The numbers are eye-popping. Millions, sometimes tens of millions — even hundreds of million of dollars in salary, stock and benefits — are paid to chief executives of American corporations.
At first blush, that kind of money may look excessive, but you'll find plenty of people who say it isn't. So if you are a shareholder and you hear the CEO of a company whose stock you own was paid $40 million dollars last year, should you care if it's fair?
If it isn't, it should raise questions about the company board of directors, the ones who decided the pay. Have they approved a plan that has the CEO's or the company's best interests in mind? If it favors the CEO, the board isn't working in the best interests of you, the shareholder.
But how can you tell?
Determining whether CEO pay is justifiable isn't as easy as looking at how much money you made, or lost, in the stock of the company that CEO runs, according to a panel of experts we spoke with.
There are a lot of different variables that go into a CEO's salary, so you need to know what the board wanted the CEO to do, whether he or she delivered, and whether it was better or worse than his or her peers.
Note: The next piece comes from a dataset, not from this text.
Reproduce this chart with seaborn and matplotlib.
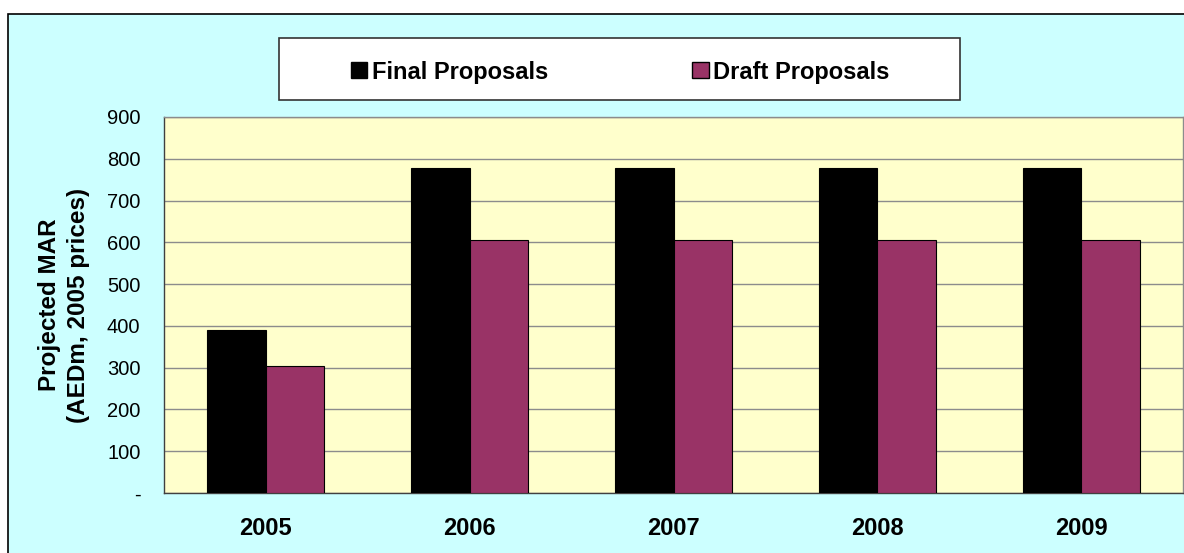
import pandas as pd
import numpy as np
import matplotlib
matplotlib.use('Agg')
import matplotlib.pyplot as plt
from matplotlib.patches import Rectangle
import seaborn as sns

years = ['2005', '2006', '2007', '2008', '2009']
final_proposals = [390, 777, 777, 777, 777]
draft_proposals = [304, 606, 606, 606, 606]
series_names = ['Final Proposals', 'Draft Proposals']
yticks = [0, 100, 200, 300, 400, 500, 600, 700, 800, 900]
ytick_labels = ['-', '100', '200', '300', '400', '500', '600', '700', '800', '900']

df = pd.DataFrame({
    'year': years * 2,
    'value': final_proposals + draft_proposals,
    'series': [series_names[0]] * len(years) + [series_names[1]] * len(years),
})

sns.set_style('white')
plt.rcParams['font.family'] = ['Liberation Sans', 'DejaVu Sans']
plt.rcParams['text.color'] = 'black'
plt.rcParams['xtick.color'] = 'black'
plt.rcParams['ytick.color'] = 'black'
plt.rcParams['axes.labelcolor'] = 'black'

fig = plt.figure(figsize=(11.84, 5.53), dpi=100, facecolor='white')
# outer chart area (cyan with black border, cut off at right/bottom)
fig.patches.append(Rectangle((8 / 1184, -0.2), 1.2, 0.2 + 1 - 14 / 553, transform=fig.transFigure,
                             facecolor='#CCFFFF', edgecolor='black', linewidth=1.2, zorder=-5))

ax = fig.add_axes([164 / 1184, 60 / 553, 1019 / 1184, 376 / 553])
ax.set_facecolor('#FFFFCC')

sns.barplot(data=df, x='year', y='value', hue='series', palette=['#000000', '#993366'],
            saturation=1, width=0.575, edgecolor='black', linewidth=0.8, ax=ax,
            legend=False, zorder=3)

ax.set_ylim(0, 900)
ax.set_yticks(yticks)
ax.set_yticklabels(ytick_labels, fontsize=14.5)
ax.yaxis.grid(True, color='#8c8c8c', linewidth=1, zorder=0)
ax.set_axisbelow(True)
ax.set_xlim(-0.5, len(years) - 0.5)
ax.set_xticks(np.arange(-0.5, len(years), 1.0), minor=False)
ax.set_xticklabels([])
ax.set_xticks(range(len(years)), minor=True)
ax.set_xticklabels(years, minor=True, fontsize=17, fontweight='bold')
ax.tick_params(axis='x', which='major', direction='out', length=6, color='#404040', width=1)
ax.tick_params(axis='x', which='minor', length=0, pad=17)
ax.tick_params(axis='y', direction='out', length=5, color='#404040', width=1, pad=12)
ax.set_xlabel('')
ax.set_ylabel('Projected MAR\n(AEDm, 2005 prices)', fontsize=17.5, fontweight='bold',
              labelpad=12, linespacing=1.35)

for side in ['left', 'bottom']:
    ax.spines[side].set_color('#404040')
    ax.spines[side].set_linewidth(1)
for side in ['top', 'right']:
    ax.spines[side].set_color('#8c8c8c')
    ax.spines[side].set_linewidth(1)

# legend box
lx, ly, lw, lh = 279 / 1184, 1 - 100 / 553, 681 / 1184, 62 / 553
fig.patches.append(Rectangle((lx, ly), lw, lh, transform=fig.transFigure,
                             facecolor='white', edgecolor='#333333', linewidth=1.2, zorder=1))
handles = [Rectangle((0, 0), 1, 1, facecolor=c, edgecolor='black', linewidth=1)
           for c in ['#000000', '#993366']]
leg = fig.legend(handles, series_names, loc='center',
                 bbox_to_anchor=(lx + lw / 2 + 1 / 1184, ly + lh / 2 - 3 / 553),
                 ncol=2, frameon=False, prop={'size': 17, 'weight': 'bold'},
                 handlelength=0.68, handleheight=0.68, handletextpad=0.2, columnspacing=6.1)

fig.savefig('out.png', dpi=100, facecolor=fig.get_facecolor())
Because of rules introduced by the Securities and Exchange Commission last year, that information is easier to find than it once was, meaning investors can decide for themselves if they think a CEO's pay is reasonable.
Information about an executive's pay can be found in a company's proxy statement, in the Compensation Discussion and Analysis (CD&A) section. If you do not have a hard copy of the proxy, you can go to the SEC's web site and look for a company's DEF 14A form, which is another name for the proxy.
To help you navigate the technical language and pages and pages of descriptions that make up these CD&As, we asked five people from different walks of the corporate and investing world to tell us five things they focus on in the CD&A to determine whether or not an executive's pay is fair.
Aligning Pay With Company Performance
Denny Hightower, former CEO of Europe Online Networks, and a former Disney executive, said looking at how a CEO's pay aligns with company performance is very important.
Hightower is currently a director, and member of the compensation committee for the pizza delivery chain Domino's. He has also chaired the compensation committee at Gillette, and served on the boards of TJX Companies, and Northwest Airlines.
"If I were looking at it as an outside investor, I think I would be very attuned to how the cash and equity portions of the pay align first and foremost with company performance," said Hightower. To do this, he said to look at what the company said it was going to do that year, and how well it did it. This will show investors if the strategy was executed. Then move down the chain to the CEO. The CD&A should contain information about the specific targets the board set for the CEO in the past year.
Hightower said when investors are looking at these targets, they should try to determine if they were easy or "stretch" goals for the executive. Third, see if the peer group the board's chosen to compare the CEO's pay to is appropriate. The board, he said, should be keeping the peer group fresh and appropriate.
Fourth, Hightower notes it's important to keep in mind the length of a CEO's tenure when trying to figure out if his or her pay was appropriate.
"To get the right person, there will be sign-on bonuses, equity awards and other incentives for a new CEO that are not performance driven, so know where the CEO is in the spectrum," he said.
Finally, Hightower notes the incentives a board does put in place for a CEO should be those that reward the executive for making decisions that are good for the company, its customers and the communities in which it firm operates.